Depletion refers to the overall progressive exhaustion of a reservoir's energy and fluid inventory over its producing life. Decline rate is a specific mathematical parameter — typically expressed as a percentage per year — that describes how rapidly production rate is falling at a given point in time. Decline rate is a tool for quantifying the pace of depletion, but the two are not synonymous. A reservoir can be heavily depleted (far along in its producing life, with low remaining reserves) while experiencing a slow, shallow decline rate, if its drive energy is still partially intact.
Can depletion be reversed or slowed?
Physical reservoir depletion cannot be reversed — produced hydrocarbons cannot be returned to the formation — but pressure depletion can be slowed or effectively halted through pressure maintenance programs such as waterflooding, gas injection, or enhanced oil recovery (EOR) methods.
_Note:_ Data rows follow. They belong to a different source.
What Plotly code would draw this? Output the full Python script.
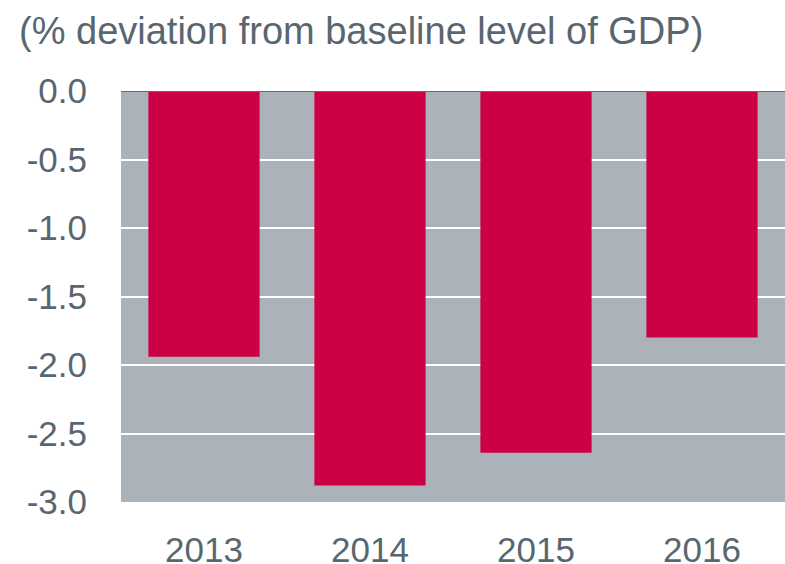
import plotly.graph_objects as go

# Deviation of GDP from its baseline level, by year
years = ["2013", "2014", "2015", "2016"]
gdp_deviation = [-1.94, -2.88, -2.64, -1.80]
y_ticks = [0.0, -0.5, -1.0, -1.5, -2.0, -2.5, -3.0]
y_tick_labels = ["0.0", "-0.5", "-1.0", "-1.5", "-2.0", "-2.5", "-3.0"]

TEXT = "rgb(89,102,112)"
BAR = "rgb(204,0,68)"
PANEL = "rgb(172,178,185)"
FONT = "Liberation Sans, Arial, sans-serif"

PLOT_W = 785 - 121
PLOT_H = 564 - 91 - 62

fig = go.Figure(
    go.Bar(
        x=years,
        y=gdp_deviation,
        marker=dict(color=BAR, line=dict(width=0)),
        hoverinfo="x+y",
    )
)

fig.update_layout(
    width=785,
    height=564,
    margin=dict(l=121, r=0, t=91, b=62, pad=0),
    paper_bgcolor="white",
    plot_bgcolor=PANEL,
    bargap=0.33,
    showlegend=False,
    font=dict(family=FONT, color=TEXT, size=35),
    annotations=[
        dict(
            text="(% deviation from baseline level of GDP)",
            xref="paper", yref="paper",
            x=(18 - 121) / PLOT_W, y=1 + 60 / PLOT_H,
            xanchor="left", yanchor="middle",
            showarrow=False,
            borderpad=0,
            font=dict(family=FONT, color=TEXT, size=38),
        )
    ],
    shapes=[
        dict(
            type="line", xref="paper", yref="y",
            x0=0, x1=1, y0=0, y1=0,
            line=dict(color="rgb(95,106,114)", width=2),
        )
    ],
)

fig.update_xaxes(
    automargin=False,
    showgrid=False,
    zeroline=False,
    showline=False,
    ticks="",
    ticklabelstandoff=24,
    tickfont=dict(size=35, color=TEXT, family=FONT),
)

fig.update_yaxes(
    automargin=False,
    range=[-3, 0],
    tickvals=y_ticks,
    ticktext=y_tick_labels,
    showgrid=True,
    gridcolor="white",
    gridwidth=2,
    zeroline=False,
    showline=False,
    ticks="",
    ticklabelstandoff=33,
    tickfont=dict(size=35, color=TEXT, family=FONT),
)

fig.write_html("out.html")
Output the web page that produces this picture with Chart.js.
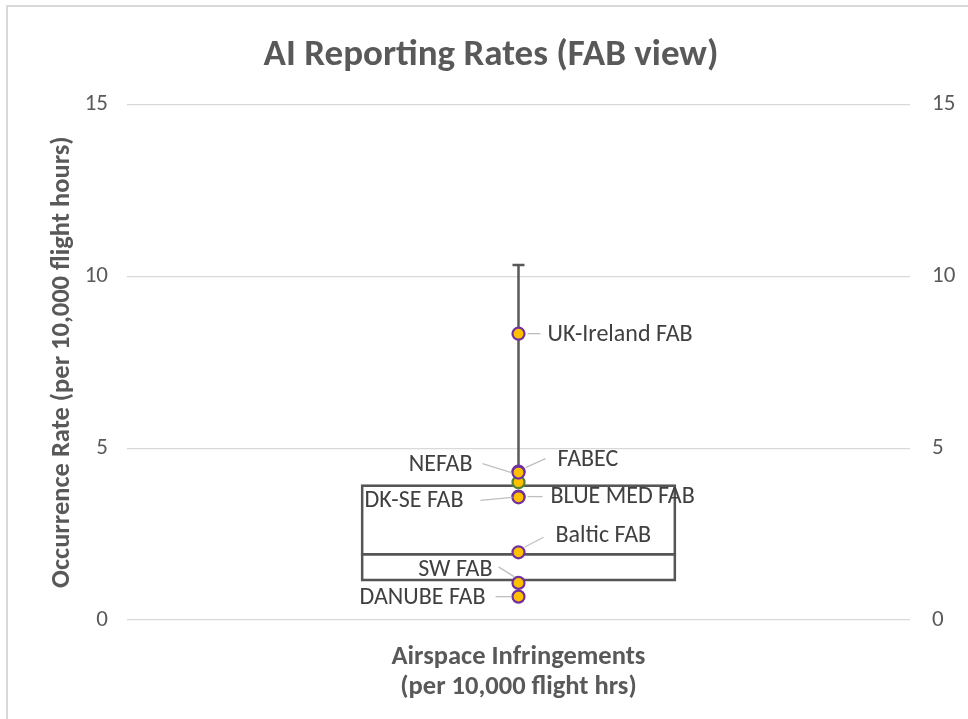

Injecting water or gas into the reservoir to replace the produced void volume maintains reservoir pressure closer to original conditions, slowing GOR increase, sustaining well productivity, and ultimately recovering more of the original hydrocarbon in place before abandonment conditions are reached.
Who qualifies for percentage depletion, and at what rate?
Independent oil and gas producers and royalty owners qualify for the 15 percent percentage depletion rate on domestic oil and gas production up to specified production volume limits under US Internal Revenue Code Section 613A. Integrated oil companies — those that refine more than 75,000 barrels per day or retail petroleum products — are explicitly excluded and must use cost depletion. Natural gas sold under a fixed contract at a regulated price may qualify for a different rate, and certain categories of production (oil shale, tar sands) have distinct statutory rates. Producers should consult a qualified petroleum tax specialist to determine eligibility and optimize depletion treatment.
Why Depletion Matters in Oil and Gas
Depletion is arguably the most fundamental concept in oil and gas because it governs the entire commercial life of every field. Reservoir engineers use depletion analysis to forecast production profiles, size surface facilities, time secondary and tertiary recovery investments, and estimate abandonment dates. Corporate planners track reserve depletion ratios to assess whether exploration and acquisition activity is adequately replacing the assets being consumed by production. Investors and analysts scrutinize DD&A rates to understand how quickly a company's asset base is being exhausted relative to its reserve replacement. And tax planners optimize depletion deductions to maximize after-tax returns for working interest owners, royalty owners, and mineral rights investors. Understanding depletion — both as a physical reservoir process and as an accounting and tax mechanism — is indispensable for anyone involved in the technical, financial, or legal dimensions of oil and gas production.